从结构的角度看,叙事作品的两个基本要素是人物与情节。高尔基说,情节是人物性格发展的历史。这个论断强调情节与人物之间的联系,有一定的道理,但从另一个角度看,则不一定正确。情节是事件的组合。固然,事件里面少不了人物,但人物在事件里起什么作用,事件与人物有什么关系,却是非常复杂的。事件可以完全围绕人物,为表现人物服务,也可以“独自行动”,把人物当做客观物体,在事件中只起道具的作用。因此,把它们合二而一是不妥的。

叙事作品或者是以情节为中心结构故事,或者是以人物为中心结构故事,或者是二者并重。狄更斯的小说属于第二种,是典型的人物中心型。

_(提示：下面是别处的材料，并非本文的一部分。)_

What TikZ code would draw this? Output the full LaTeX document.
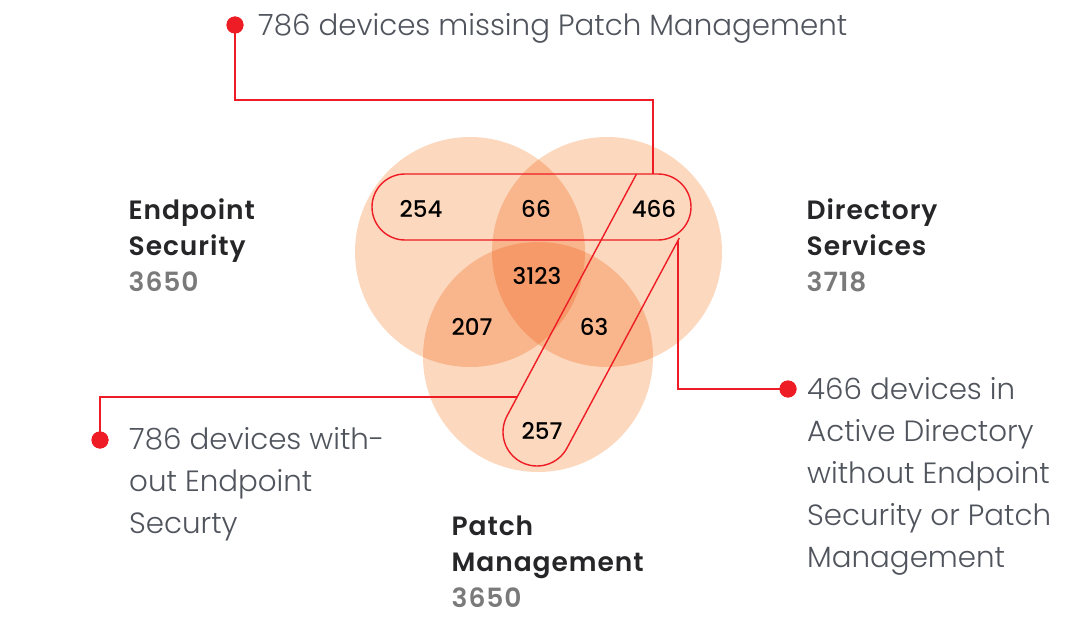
\documentclass[tikz,border=0pt]{standalone}
\usepackage{fontspec}
\setmainfont{Poppins}
\newfontfamily\lightf{Poppins Light}
\newfontfamily\mediumf{Poppins Medium}
\newfontfamily\headf[LetterSpace=3.5]{Poppins SemiBold}
\usetikzlibrary{shapes.misc,calc}
\definecolor{vennfill}{RGB}{252,216,190}
\definecolor{redline}{RGB}{238,28,36}
\definecolor{labelgray}{RGB}{80,84,92}
\definecolor{headdark}{RGB}{38,38,40}
\definecolor{headnum}{RGB}{122,122,122}
\begin{document}
\begin{tikzpicture}[x=1pt,y=-1pt,
  venn/.style={fill=vennfill},
  redl/.style={draw=redline,line width=1.4pt},
  dotnode/.style={circle,fill=redline,inner sep=0pt,minimum size=17pt},
  num/.style={font=\mediumf\fontsize{23}{26}\selectfont,text=black,inner sep=0pt},
  lbl/.style={anchor=base west,inner sep=0pt,text=labelgray,font=\lightf\fontsize{29.3}{42}\selectfont},
  head/.style={anchor=base west,inner sep=0pt,font=\headf\fontsize{26.5}{36}\selectfont}]
\useasboundingbox (0,0) rectangle (1080,634);

% Venn circles
\begin{scope}[blend group=multiply]
  \fill[venn] (470,252) circle[radius=115];
  \fill[venn] (607,252) circle[radius=115];
  \fill[venn] (538,357) circle[radius=115];
\end{scope}

% highlight capsules
\node[redl,rounded rectangle,minimum width=319pt,minimum height=66pt,inner sep=0pt] (hbar) at (531.5,207) {};
\coordinate (B) at (537,432);
\coordinate (ltop) at (636.5,174);
\coordinate (lbot) at ($(B)+(208.15:34)$);
\coordinate (rbot) at ($(B)+(28.15:34)$);
\coordinate (rtop) at (679.3,238.1);
\draw[redl] (ltop) -- (lbot) arc[start angle=208.15,end angle=28.15,radius=34] -- (rtop);

% connector end points
\coordinate (ctop) at (653,174);
\coordinate (cleft) at (517.2,397);
\coordinate (cright) at (678,240.5);

% dots
\node[dotnode] (dtop) at (235,25) {};
\node[dotnode] (dleft) at (100,440) {};
\node[dotnode] (dright) at (788,389) {};

% connectors
\draw[redl] (dtop.center) -- ++(0,75) -| (ctop);
\draw[redl] (dleft.center) |- (cleft);
\draw[redl] (cright) |- (dright.center);
\node[dotnode] at (dtop) {};
\node[dotnode] at (dleft) {};
\node[dotnode] at (dright) {};

% region numbers
\node[num] (n254) at (421,209) {254};
\node[num] (n66) at (536,209) {66};
\node[num] (n466) at (654,209) {466};
\node[num] (n3123) at (537,276) {3123};
\node[num] (n207) at (472,327) {207};
\node[num] (n63) at (594,327) {63};
\node[num] (n257) at (542,431) {257};

% set headings
\node[head] (hes) at (128.5,219.5) {\begin{tabular}[t]{@{}l@{}}\textcolor{headdark}{Endpoint}\\\textcolor{headdark}{Security}\\\textcolor{headnum}{3650}\end{tabular}};
\node[head] (hds) at (806.5,219.5) {\begin{tabular}[t]{@{}l@{}}\textcolor{headdark}{Directory}\\\textcolor{headdark}{Services}\\\textcolor{headnum}{3718}\end{tabular}};
\node[head] (hpm) at (451.5,535) {\begin{tabular}[t]{@{}l@{}}\textcolor{headdark}{Patch}\\\textcolor{headdark}{Management}\\\textcolor{headnum}{3650}\end{tabular}};

% callout labels
\node[lbl] (ltopt) at (258,35.5) {786 devices missing Patch Management};
\node[lbl] (lleft) at (129,449) {\begin{tabular}[t]{@{}l@{}}786 devices with-\\out Endpoint\\Securty\end{tabular}};
\node[lbl] (lright) at (807,399) {\begin{tabular}[t]{@{}l@{}}466 devices in\\Active Directory\\without Endpoint\\Security or Patch\\Management\end{tabular}};
\end{tikzpicture}
\end{document}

从总体上看,狄更斯的小说一般篇幅庞大,内容繁复,但许多并没有一个有完整的事件或事件之间有逻辑联系的情节。很多叙事单元的情节是破碎的、不完整的,是由一系列缺乏内在联系的事件组合而成的。如《艰难时世》中的庞得贝单元。这个单元主要包含了四个事件,一是庞得贝对罢工工人的处理,二是庞得贝与斯蒂芬的谈话,三是庞得贝与露意莎的婚姻,四是庞得贝的母亲被人发现和他的反应。这四个事件之间并没有必然联系。它们的前后出现并不是由于内在逻辑发展的必然,而是因为塑造庞得贝这个人物,揭示他的性格特点的需要。第一个事件侧重从与工人的角度,揭示庞得贝的粗鲁、缺乏仁慈;第二个事件侧重揭示庞得贝的狡诈与有钱人的高傲,他试图拉拢斯蒂芬,对工人分而治之;第三个事件侧重从婚姻的角度揭示庞得贝的卑劣与自高自大。他以卑鄙的手段娶了露意莎,却说是她看上了他的什么。第四个事件侧重揭示庞得贝的撒谎与厚颜无耻。他自称是个孤儿,从阴沟里爬出来,白手起家,成为富翁,然而他却有慈爱的父亲和母亲,受过一定的教育。四个事件从四个不同角度显示出庞得贝性格的不同的侧面,从而使这个人物栩栩如生。

为了刻划人物,狄更斯可以暂时停下情节的叙述,转而对某个人物进行跟踪描写。这种描写,有的是系统性的,有的是片断性的。前者如《荒凉山庄》中的斯纳斯比先生,这个法律文具店的老板只在两点上与小说的主要情节之一的德洛克夫人的秘密有所联系。一是德洛克夫人过去的情人霍顿潦倒之前曾在他那里接受过一些抄写法律文件的工作;一是在霍顿死后,化过装的德洛克夫人在穷孩子乔的引导下凭吊情人生活过的地方时曾到过他的店子。单从情节的角度看,完全是个无关紧要的人物,只要稍微交代一下便可以了。但作者却对他的家庭生活、夫妻关系、日常交往、人际关系等作了详细的描写、刻划。很明显,作者这样做的目的并不是情节的需要,而是为了刻划这个人物——一个厚道、然而又非常惧内的受气丈夫的形象。后者如《双城记》中那个戴小帽的修路工人。从情节的角度看,这完全是个工具性的人物,但作者并不因此而忽略对他的性格刻划,每当涉及到他的时候,总要把笔墨在他身上停留一会,细细地描写他的个性特点和习惯动作,特别是那顶富于表现力的蓝色小帽,使这个在小说中极其次要的人物也同样地鲜明生动。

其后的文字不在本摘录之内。